I'm working on a little function, $t(A,y,r)$ that calculates the monthly payment of a fixed-rate mortgage, where $A$ is the amount borrowed, $y$ is the number of years over which the loan will be paid, and $r$ is the interest rate. The function I'm using is: $$t(A,y,r)=\frac{A(1+r)^y}{12y},$$ where $A>0$ and $r>0$ are real numbers and $y \geq 1$ is a counting number (although this final restriction can be loosened to include all reals $y \geq 1$).
So my question is this: Can I find a solution (or approximation) for the following equation: $$t(A,y,r)-t(A,1,r) = \frac{A(1+r)^y}{12y}-\frac{A(1+r)}{12}=0,$$ where $y>1$.
I tried multiplying by $\frac{12}{A(1+r)}$ to get $\frac{(1+r)^{(y-1)}}{y}-1=0$. Substituting $s=1+r$ and $x=y-1$, I get $s^x/(x+1)=1$ and finally multiplying by $(x+1)$ the equation becomes: $s^x=x+1$ where $x>0$. That's where I get stuck. Can anyone help solve for $x$?
Also, I researched the Lambert W-Function which seemed to have some application here, but I was having trouble understanding how to apply it here; although, I would only be concerned with real solutions.
Edit: By substituting $x=y-1$ and multiplying by $s$, I obtained the rather elegant form: $s^{y}=sy$.

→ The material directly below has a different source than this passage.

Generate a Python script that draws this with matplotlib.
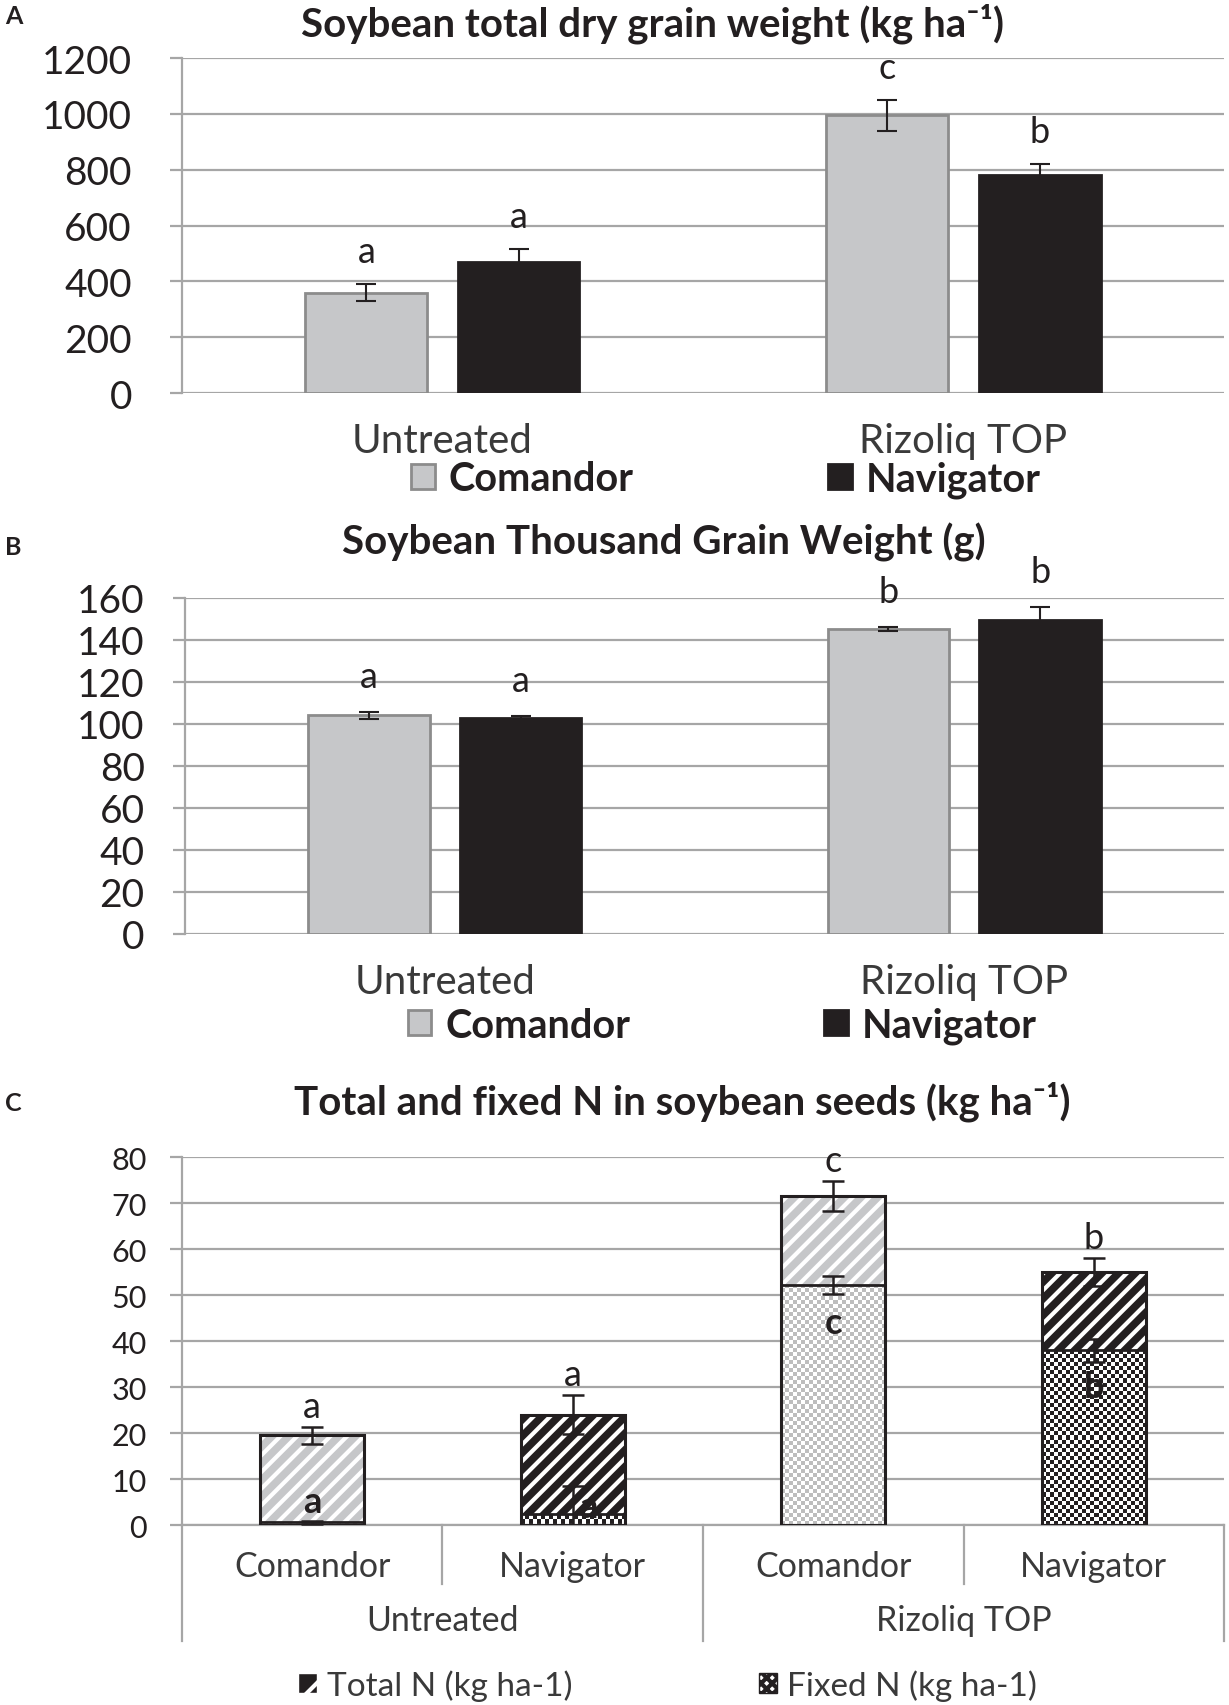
import matplotlib.pyplot as plt
import numpy as np
from matplotlib.patches import Patch
from matplotlib.colors import ListedColormap

plt.rcParams['font.family'] = ['Lato', 'DejaVu Sans']
plt.rcParams['hatch.linewidth'] = 3

# panel A: total dry grain weight
treatments = ['Untreated', 'Rizoliq TOP']
cultivars = ['Comandor', 'Navigator']
grain_com = [360, 995]
grain_com_err = [30, 55]
grain_nav = [470, 780]
grain_nav_err = [45, 40]
grain_com_lab = ['a', 'c']
grain_nav_lab = ['a', 'b']

# panel B: thousand grain weight
tgw_com = [104, 145]
tgw_com_err = [1.5, 1.0]
tgw_nav = [103, 149.5]
tgw_nav_err = [0.6, 6.0]
tgw_com_lab = ['a', 'b']
tgw_nav_lab = ['a', 'b']

# panel C: total and fixed N
n_groups = ['Comandor', 'Navigator', 'Comandor', 'Navigator']
total_n = [19.5, 24.0, 71.5, 55.0]
total_n_err = [1.8, 4.3, 3.2, 3.0]
fixed_n = [0.6, 2.4, 52.2, 38.0]
fixed_n_err = [0.3, 6.0, 2.0, 2.5]
total_lab = ['a', 'a', 'c', 'b']
fixed_lab = ['a', 'a', 'c', 'b']

GRID = '#a6a6a6'
LGRAY = '#c6c7c9'
DARK = '#231f20'
TXT = '#3a3a3a'

fig = plt.figure(figsize=(12.29, 17.06), dpi=100)


def style_axis(ax, ymax, step, fs, pad):
    ax.set_ylim(0, ymax)
    ax.set_yticks(np.arange(0, ymax + 1, step))
    ax.yaxis.grid(True, color=GRID, lw=1.6)
    ax.set_axisbelow(True)
    for s in ['top', 'right', 'bottom']:
        ax.spines[s].set_visible(False)
    ax.spines['left'].set_color(GRID)
    ax.spines['left'].set_linewidth(1.6)
    ax.tick_params(axis='y', length=9, width=1.6, color=GRID, labelsize=fs,
                   pad=pad, labelcolor=DARK)
    ax.tick_params(axis='x', length=0)


def two_bar_panel(ax, com, com_err, nav, nav_err, com_lab, nav_lab, ymax, step, off, ypad, leg_x, leg_y):
    x = np.arange(len(treatments))
    w = 0.234
    d = 0.146
    ax.bar(x - d, com, w, color=LGRAY, edgecolor='#8c8c8c', lw=2, label=cultivars[0])
    ax.bar(x + d, nav, w, color=DARK, edgecolor=DARK, lw=2, label=cultivars[1])
    ax.errorbar(x - d, com, yerr=com_err, fmt='none', ecolor=DARK, elinewidth=1.5, capsize=7, capthick=1.5)
    ax.errorbar(x + d, nav, yerr=nav_err, fmt='none', ecolor=DARK, elinewidth=1.5, capsize=7, capthick=1.5)
    for i in range(len(x)):
        ax.text(x[i] - d, com[i] + com_err[i] + off, com_lab[i], ha='center', va='bottom', fontsize=26, color=DARK)
        ax.text(x[i] + d, nav[i] + nav_err[i] + off, nav_lab[i], ha='center', va='bottom', fontsize=26, color=DARK)
    ax.set_xlim(-0.5, 1.5)
    ax.set_xticks(x)
    ax.set_xticklabels(treatments, fontsize=29, color=TXT)
    style_axis(ax, ymax, step, 28, ypad)
    ax.tick_params(axis='x', pad=21)
    ax.legend(ncol=2, loc='center', bbox_to_anchor=(leg_x, leg_y), frameon=False,
              prop={'size': 28.5, 'weight': 'bold'}, handlelength=0.6, handleheight=0.6,
              handletextpad=0.35, columnspacing=4.9, labelcolor=DARK)


axA = fig.add_axes([0.148, 0.769, 0.848, 0.1964])
two_bar_panel(axA, grain_com, grain_com_err, grain_nav, grain_nav_err,
              grain_com_lab, grain_nav_lab, 1200, 200, 58, 27, 0.522, -0.257)
axA.set_title('Soybean total dry grain weight (kg ha⁻¹)', fontsize=29,
              fontweight='bold', pad=16, color=DARK, x=0.452)

axB = fig.add_axes([0.1505, 0.452, 0.8455, 0.197])
two_bar_panel(axB, tgw_com, tgw_com_err, tgw_nav, tgw_nav_err,
              tgw_com_lab, tgw_nav_lab, 160, 20, 9, 20, 0.517, -0.272)
axB.set_title('Soybean Thousand Grain Weight (g)', fontsize=29,
              fontweight='bold', pad=32, color=DARK, x=0.461)

# panel C
axC = fig.add_axes([0.148, 0.1055, 0.848, 0.2157])
xc = np.arange(len(n_groups))
bw = 0.4
stripe_face = [LGRAY, DARK, LGRAY, DARK]
check_dark = ['#bdbdbd', DARK, '#bdbdbd', DARK]
for i in range(len(xc)):
    axC.bar(xc[i], total_n[i], bw, color=stripe_face[i], edgecolor='white', hatch='//', lw=0)
    fb = axC.bar(xc[i], fixed_n[i], bw, color='white', edgecolor=DARK, lw=0)[0]
    # checker texture clipped to the fixed N bar
    ny = max(1, int(fixed_n[i] * 4.6 / 4))
    nx = 26
    checker = (np.add.outer(np.arange(ny), np.arange(nx)) % 2).astype(float)
    cm = ListedColormap(['white', check_dark[i]])
    im = axC.imshow(checker, cmap=cm, vmin=0, vmax=1, interpolation='nearest', aspect='auto',
                    extent=(fb.get_x(), fb.get_x() + fb.get_width(), 0, fb.get_height()), zorder=2)
    im.set_clip_path(fb)
    axC.plot([fb.get_x(), fb.get_x() + fb.get_width()], [fixed_n[i], fixed_n[i]],
             color=DARK, lw=2, zorder=3)
    axC.bar(xc[i], total_n[i], bw, fill=False, edgecolor=DARK, lw=2.2, zorder=3)
axC.errorbar(xc, total_n, yerr=total_n_err, fmt='none', ecolor=DARK, elinewidth=1.8,
             capsize=8, capthick=1.8, zorder=4)
axC.errorbar(xc, fixed_n, yerr=fixed_n_err, fmt='none', ecolor=DARK, elinewidth=1.8,
             capsize=8, capthick=1.8, zorder=4)
for i in range(len(xc)):
    axC.text(xc[i], total_n[i] + total_n_err[i] + 4.5, total_lab[i], ha='center', va='center',
             fontsize=26, color=DARK, zorder=5)
fixed_lab_y = [1.5, 0.5, 40.5, 26.5]
fixed_lab_dx = [0, 0.06, 0, 0]
for i in range(len(xc)):
    axC.text(xc[i] + fixed_lab_dx[i], fixed_lab_y[i], fixed_lab[i], ha='center', va='bottom',
             fontsize=26, fontweight='bold', color=DARK, zorder=5)
axC.set_xlim(-0.5, 3.5)
axC.set_xticks(xc)
axC.set_xticklabels(n_groups, fontsize=24.5, color=TXT)
style_axis(axC, 80, 10, 22, 16)
axC.tick_params(axis='x', pad=18)
axC.spines['bottom'].set_visible(True)
axC.spines['bottom'].set_color(GRID)
axC.spines['bottom'].set_linewidth(1.6)
trans = axC.get_xaxis_transform()
for sx, ln in [(-0.5, -0.316), (0.5, -0.16), (1.5, -0.316), (2.5, -0.16), (3.5, -0.316)]:
    axC.plot([sx, sx], [0, ln], color=GRID, lw=1.6, transform=trans, clip_on=False)
axC.text(0.5, -0.257, treatments[0], transform=trans, ha='center', va='center', fontsize=24.5, color=TXT)
axC.text(2.5, -0.257, treatments[1], transform=trans, ha='center', va='center', fontsize=24.5, color=TXT)
axC.set_title('Total and fixed N in soybean seeds (kg ha⁻¹)', fontsize=29,
              fontweight='bold', pad=31, color=DARK, x=0.48)
handles = [Patch(facecolor=DARK, edgecolor='white', hatch='/', label='Total N (kg ha-1)'),
           Patch(facecolor='white', edgecolor=DARK, hatch='xxx', label='Fixed N (kg ha-1)')]
axC.legend(handles=handles, ncol=2, loc='center', bbox_to_anchor=(0.466, -0.435), frameon=False,
           fontsize=24, handlelength=0.55, handleheight=0.55, handletextpad=0.3, columnspacing=5.6,
           labelcolor=TXT)

for lab, yy in [('A', 0.9906), ('B', 0.679), ('C', 0.353)]:
    fig.text(0.004, yy, lab, fontsize=18, fontweight='bold', va='center', color=DARK)

fig.savefig('out.png', dpi=100, facecolor='white')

The Lambert W-function will do the trick. We start with $s^x = x+1$, and want to have something of the form $f(x)e^{f(x)} = W^{-1}\bigl(f(x)\bigr)$ \begin{align*} s^x &= x+1\\ \iff \frac{s^{x+1}}s &= x+1\\ \iff e^{(x+1)\log s} &= s(x+1)\\ \iff (x+1)e^{-(x+1)\log s} &= \frac 1s\\ \iff -\log s\cdot (x+1)\cdot e^{-(x+1)\log s} &= -\frac{\log s}s\\ \iff -(x+1)\log s &= W\left(-\frac{\log s}s\right)\\ \iff x &= -\frac{W\left(-\frac{\log s}s\right)}{\log s} - 1 \end{align*}